One of the most common questions we’re asked is how our fees work, and are a frequent source of confusion for clients. While there are many different ways for attorneys to take a fee, most will tell you in advance what they believe your case should cost and what resources are necessary to win your case at trial. They should, but are not required, to memorialize your fee agreement with them in writing.  

Our attorney fees can be broken down into three basic types: flat fees, retainers, and fees to be placed in trust accounts

At Longman Jakuback, we usually structure our fees in a mixed retainer/trust agreement. We start with what we call a minimum retainer, paid to us for what we believe will be the amount of time and resources that will be required to win your case. In order to get this number, we multiply our hourly rate by the amount of time we believe it will be necessary to dedicate to your case, and then add in investigative expenses, the costs of experts, and any other costs that we believe may arise. This amount is due upfront. 

We then credit our hourly rate, and any services needed by experts, specialists, and others against this retainer amount until it is exhausted. At that point, if your matter has not been resolved, we ask that you make periodic deposits into our trust account in order for us to continue litigating your case. Any amount left in our trust account at the end of the case is then returned to the client. This is typically how we structure our contracts and fees.  

Flat Fees

Many attorneys charge a flat fee for the case. There are many reasons for this. Flat fees let both parties decide, at the beginning of a case, on one price for the entire representation. Once this amount is agreed upon and paid, the parties never have to talk money again and both sides know exactly what they are getting. A flat fee belongs to the attorney as soon as it is paid.

At Longman Jakuback, we generally do not structure our fee agreements as flat fees. There are a variety of reasons for this, but the biggest one is that flat fees for quality representation tend to be extremely high.

Retainers

Retainers are fees paid for the lawyer’s time, typically in advance/ of the matter itself. By paying the lawyer in advance, the client ensures that the lawyer will work on the client’s case. Typically, in order to determine the appropriate retainer fee for a client, the attorney will multiply his hourly rate by the amount of time he believes will be necessary for him to complete the case (or any legal matter of the client). At the moment it is paid, a retainer fee belongs to the attorney.

Fees in Trust Accounts

Trust accounts are used for the third and final type of fee. When a fee is placed into a trust account, the money does not belong to the attorney. The money is placed into what is called an escrow account that is owned by the lawyer or firm. The items inside of the account are owned by the clients. In the case of attorneys and their clients, this means that though the lawyer owns the trust account, the money inside of the account is still owned by the client.
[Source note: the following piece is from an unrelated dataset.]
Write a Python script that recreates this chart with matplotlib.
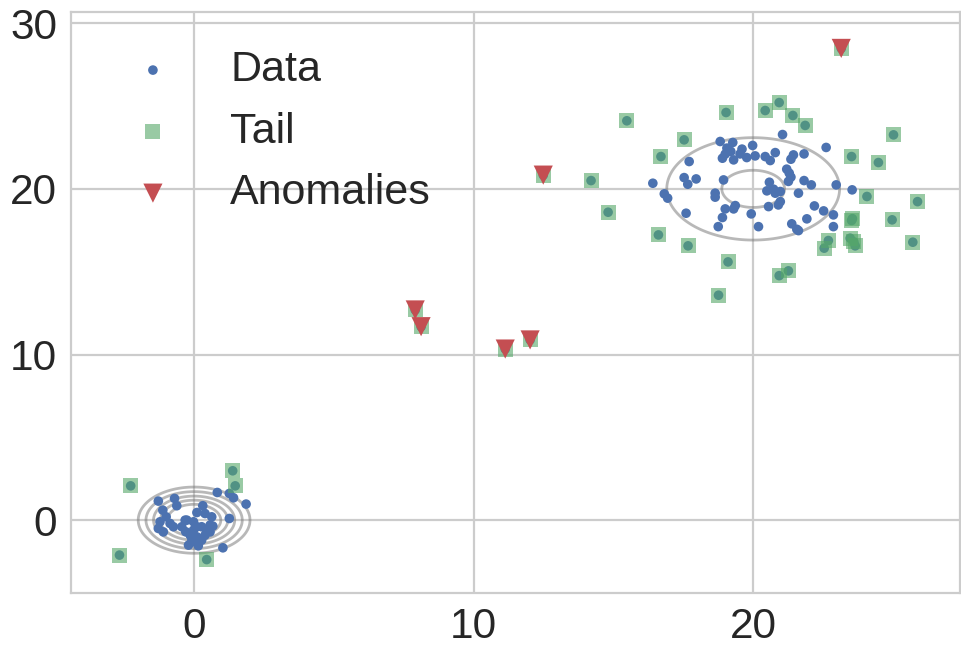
import matplotlib
matplotlib.use("Agg")
import matplotlib.pyplot as plt
import numpy as np
import seaborn as sns

# core points of the small cluster around (0, 0)
small_x = [-1.28, -0.70, -0.62, -1.12, -1.00, -1.22, -0.86, -1.28, -1.10, -0.44,
           -0.32, -0.02, 0.10, 0.31, 0.39, 0.63, 0.57, 0.27, -0.02, -0.14,
           0.10, 0.39, 0.57, -0.20, 0.15, 1.03, 1.26, 0.83, 1.26, 1.41,
           1.86, -0.08, 0.27, -0.74, 0.10, 0.45, 0.67, -0.30, 0.00, -0.26]
small_y = [1.15, 1.31, 0.87, 0.60, 0.20, -0.10, -0.20, -0.50, -0.71, -0.40,
           0.00, -0.10, 0.46, 0.87, 0.40, 0.20, -0.30, -0.40, -0.60, -0.91,
           -1.01, -0.91, -0.71, -1.51, -1.55, -1.67, 0.10, 1.67, 1.61, 1.35,
           0.97, -1.21, -1.21, -0.40, -0.40, -0.60, -0.36, -0.70, -1.30, 0.00]

# core points of the big cluster around (20, 20)
big_x = [21.05, 18.82, 19.27, 19.98, 19.06, 19.20, 19.60, 19.00, 19.53, 18.90,
         19.30, 19.77, 20.07, 20.43, 20.79, 20.61, 21.44, 21.82, 21.35, 22.61,
         17.71, 21.20, 21.29, 21.35, 21.26, 21.82, 22.08, 22.97, 23.54, 20.58,
         20.49, 20.73, 20.97, 20.79, 21.62, 20.97, 20.90, 20.55, 22.19, 22.52,
         22.87, 22.87, 21.92, 21.38, 21.56, 21.62, 20.19, 19.93, 19.36, 19.30,
         19.00, 18.90, 18.75, 17.60, 18.64, 18.64, 18.94, 17.53, 17.96, 17.66,
         16.41, 16.82, 16.94]
big_y = [23.28, 22.86, 22.80, 22.62, 22.46, 22.26, 22.40, 22.10, 22.11, 21.85,
         21.75, 21.89, 21.99, 21.95, 22.19, 21.71, 22.05, 22.11, 21.79, 22.50,
         21.65, 21.19, 20.95, 20.71, 20.45, 20.50, 20.24, 20.24, 19.94, 20.40,
         19.88, 19.98, 19.84, 19.74, 19.74, 19.23, 19.03, 18.93, 18.97, 18.67,
         18.43, 17.72, 18.19, 17.89, 17.56, 17.48, 17.72, 18.49, 18.99, 18.79,
         18.79, 18.27, 17.72, 18.53, 19.74, 19.50, 20.54, 20.68, 20.60, 20.28,
         20.34, 19.70, 19.44]

# tail points (outside the inner mass of each cluster)
tail_x = [-2.27, -2.67, 1.38, 1.47, 0.45,
          15.48, 19.03, 20.43, 20.93, 21.42, 21.86, 17.53, 16.70, 25.02, 23.52,
          24.48, 14.81, 24.07, 25.88, 23.52, 24.97, 16.61, 17.67, 22.69, 22.54,
          23.47, 23.65, 25.71, 19.10, 21.26, 20.93, 18.76, 14.20, 23.60, 23.55]
tail_y = [2.07, -2.11, 2.98, 2.07, -2.38,
          24.11, 24.61, 24.73, 25.21, 24.43, 23.83, 22.96, 21.95, 23.26, 21.95,
          21.59, 18.59, 19.54, 19.23, 18.09, 18.13, 17.22, 16.56, 16.88, 16.42,
          17.02, 16.56, 16.78, 15.59, 15.05, 14.76, 13.58, 20.50, 16.80, 18.20]

# anomalies (also part of the tail)
anom_x = [7.91, 8.12, 11.13, 12.02, 12.49, 23.15]
anom_y = [12.69, 11.68, 10.33, 10.88, 20.83, 28.48]

# gaussian mixture used for the density contours
centers = [(0.0, 0.0), (20.0, 20.0)]
sigmas = [0.8, 2.27]
weights = [0.5, 0.45]
levels = [0.0055, 0.0123, 0.024, 0.040, 0.061]

sns.set_theme(style="whitegrid")
plt.rcParams['font.family'] = ['Liberation Sans', 'DejaVu Sans']
plt.rcParams['grid.linewidth'] = 1.6
plt.rcParams['axes.linewidth'] = 1.6

all_x = np.concatenate([small_x, big_x, tail_x, anom_x])
all_y = np.concatenate([small_y, big_y, tail_y, anom_y])
t_x = np.concatenate([tail_x, anom_x])
t_y = np.concatenate([tail_y, anom_y])

fig = plt.figure(figsize=(9.61, 6.46), dpi=100)
ax = fig.add_axes([0.074, 0.082, 0.925, 0.9])

gx, gy = np.meshgrid(np.linspace(-5, 28, 500), np.linspace(-5, 31, 500))
dens = np.zeros_like(gx)
for (cx, cy), s, w in zip(centers, sigmas, weights):
    dens += w / (2 * np.pi * s ** 2) * np.exp(-((gx - cx) ** 2 + (gy - cy) ** 2) / (2 * s ** 2))
ax.contour(gx, gy, dens, levels=levels, colors='0.45', alpha=0.5, linewidths=2, zorder=1)

ax.scatter(all_x, all_y, s=48, color='#4C72B0', edgecolors='none', label='Data', zorder=2)
ax.scatter(t_x, t_y, s=117, marker='s', color='#55A868', alpha=0.6, edgecolors='none', label='Tail', zorder=3)
ax.scatter(anom_x, anom_y, s=190, marker='v', color='#C44E52', edgecolors='none', label='Anomalies', zorder=4)

ax.set_xlim(-4.4, 27.4)
ax.set_ylim(-4.4, 30.7)
ax.set_xticks([0, 10, 20])
ax.set_yticks([0, 10, 20, 30])
ax.tick_params(labelsize=30.5, length=0, pad=10, colors='0.15')
for sp in ax.spines.values():
    sp.set_color('0.8')

ax.legend(loc='upper left', fontsize=31, frameon=False, scatterpoints=1)

fig.savefig("out.png", dpi=100)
In a case where money is deposited into the attorney’s trust account, the attorney earns the money and submits the client regular accounting of work done on the case as the money is earned. The attorney then bills the money from his escrow account to his operating account, thus transferring ownership of the money from the client to the lawyer and “earning” the funds. Occasionally, the client may be required to deposit money into the trust account if the client’s trust balance falls below a pre-agreed “evergreen” amount between attorney and client.

At the end of the case, any amount left in the trust account is returned to the client.